Smart factories build on cyber-physical systems as one of the most promising technological concepts. Within smart factories, condition-based and predictive maintenance are key solutions to improve competitiveness by reducing downtimes and increasing the overall equipment effectiveness. Besides, the growing interest towards operation flexibility has pushed companies to introduce novel solutions on the shop floor, leading to install cobots for advanced human-machine collaboration. Despite their reliability, also cobots are subjected to degradation and functional failures may influence their operation, leading to anomalous trajectories.

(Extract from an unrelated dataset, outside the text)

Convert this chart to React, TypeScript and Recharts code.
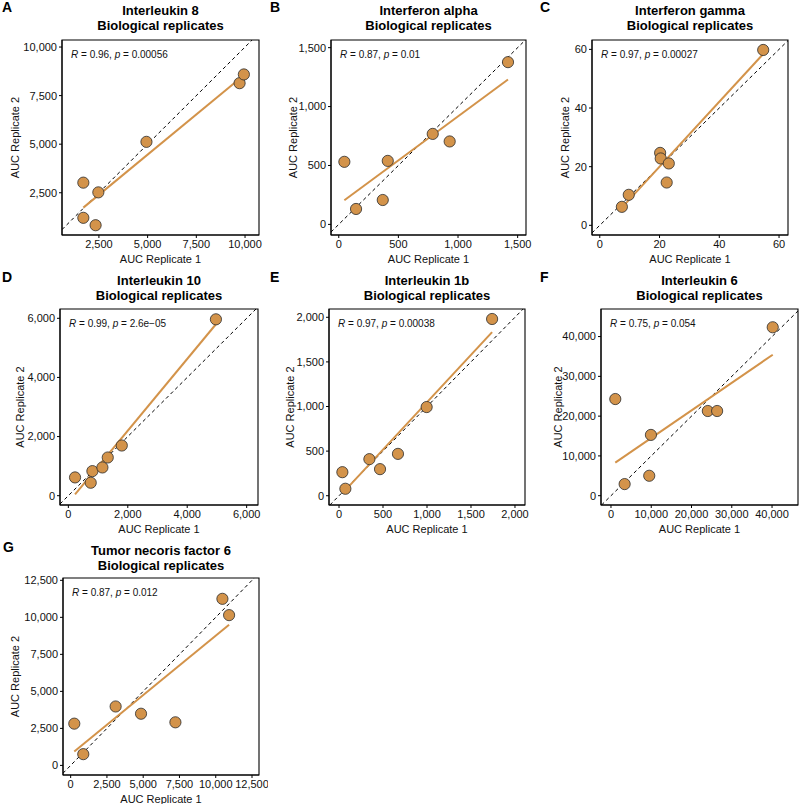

In this context, the literature shows gaps in what concerns a systematic adoption of condition-based and predictive maintenance to monitor and predict the health state of cobots to finally assure their expected performance. This work proposes an approach that leverages on a framework for fault detection and diagnostics of cobots inspired by the Prognostics and Health Management process as a guideline. The goal is to habilitate first-level maintenance, which aims at informing the operator about anomalous trajectories. The framework is enabled by a modular structure consisting of hybrid series modelling of unsupervised Artificial Intelligence algorithms, and it is assessed by inducing three functional failures in a 7-axis collaborative robot used for pick and place operations. The framework demonstrates the capability to accommodate and handle different trajectories while notifying the unhealthy state of cobots. Thanks to its structure, the framework is open to testing and comparing more algorithms in future research to identify the best-in-class in each of the proposed steps given the operational context on the shop floor.